Blog dünyamdaki sessizliği bozmak istedim bugün.. Yazmayı, okumayı, okunmayı seviyorum, sevmesine de.. Ne bileyim, bazen bir an geliyor, yazdığım onca sözcüğün uzay boşluğuna karıştığı fikri bana geçici bir hüsran duygusu veriyor.. Ne bileyim, biraz daha etkileşimli olmalı sanki burası, yazdığın üstüne birçok insan yorum bırakmalı, en az yazı kadar yorum da altta kendine yer bulmalı.. Ancak gerçekler öyle değil.. "Yazdıkların çok soyut kalıyor.." dedi bir arkadaşım, bu soyutluk belki de yorum yapmayı engelliyordur, kabilinden bir sav ile geldi.. Düşündüm, yok.. Hayır.. Bu kadar basit olmamalı.. Yazdıkların anında okunacak ve üzerine kafa patlatılmayacak konular üzerine olduğunda elde ettiğin itibardan keyif alamıyorsan, ne olacak..? Sonuçta gündelik hayatta yaşadığım her bir kişisel hadiseyi buraya taşırsam kendimi “yeleğiyle pencere kenarında oturmuş, kucağında kedisi olan şu teyze" gibi hissederim:


Hayır, teyzenin hayat sevinci, keyfi, zekası vb. üzerine laf söylemek gibi bir densizlik yapmıyorum.. Ama o teyzenin kıvamına gelmedim henüz.. Geldiğimde elbette burada kişisel lahzalardan ufak ufak dem vururum.. Şimdi biraz daha etkin hissediyorum kendimi, hayal gücünden, algıdan, düşünceden, üzerine konuşulabilecek konulardan bahsediyorum.. Ne bileyim, burada kendimi tanıtmak istemiyorum.. Birileri benim hayatımı görsün, bilsin, istemiyorum.. Facebook mantığı biraz bu.. Şurada yer, burada içerim; bunu izler, bunu okurum, bunu sever, bundan nefret ederim, burada yatar, şurada kalkarım.. Yazın burada tatil yapar, kışın bu sıcacık evde yaşarım.. Facebook’ta var mıyım, varım.. O kısmıyla ilgilenmiyorum ben.. Oraya kendimle ilgili birçok bilgiyi sıralarsam kim benimle tanışmak ister ki..? Ne gerek var ya da..? Tanışmanın gizemi, heyecanı mı kaldı..?

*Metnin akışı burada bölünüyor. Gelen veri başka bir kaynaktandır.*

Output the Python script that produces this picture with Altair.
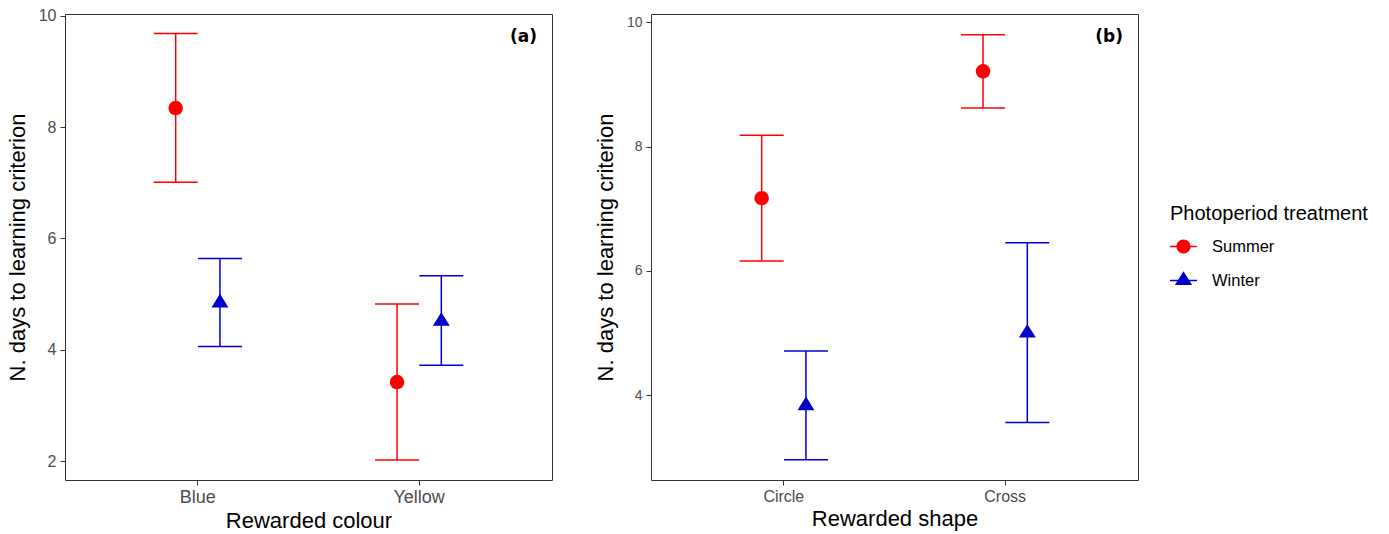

Bu tip yazılar yazınca da kendimi sivri dilli, sevimsiz köşe yazarları gibi hissediyorum, bu fikri de sevmiyorum.. Bir şey öğretmek, aşılamak ister gibi.. İsteyen istediğini yapar, ben benimle ilgili bölümden bahsediyorum.. Bu ne gibi, biliyor musunuz..? Geçen vapurdaydım ve birkaç koltuk ötede bir çift sarılmış oturuyordu.. Uzağı tam göremediğimden, yüzleri bir türlü seçemedim.. Liseden bir arkadaşıma benziyordu hatun kişi.. Neyse yolculuk sona erdiğinde yanlarından geçerken uzun uzun baktım kıza anlayabilmek için.. Hayır, kız böyle sarıldığı çocuğun omzunun üstünden benim uzun bakışlarıma manidar bir yanıt verdi.. Liseden tanıdığım arkadaşım değilmiş.. Hayır, şimdi zaten bir güzel çiftsiniz.. Böyle vapurda bile sarılmadan duramayacak haldesiniz.. Hala derdi ne olabilir, diye düşündüm.. Sonra vapurdan inip minibüslere gidene kadar nedenleri düşündüm.. "Sevilmek, beğenilmek".. Bu doğamızda var galiba.. Hani şu hissiyat, hatun benden bir şey beklemiyor, ancak ona bakılması hissi yeterince tatminkar ediyor onu.. Yani ben yazıyorum, kanımca ilginç konulardan da bahsediyorum zaman zaman, yazma fikrimden ve yazdıklarımdan gayet memnunum ve "zıplayan yunuslar" olmayacak bu sayfada, ancak neden kimse konuşmuyor bu konular üstüne..? “Zıplayan yunuslar”ın altında sayısız yorum görüyorum halbuki..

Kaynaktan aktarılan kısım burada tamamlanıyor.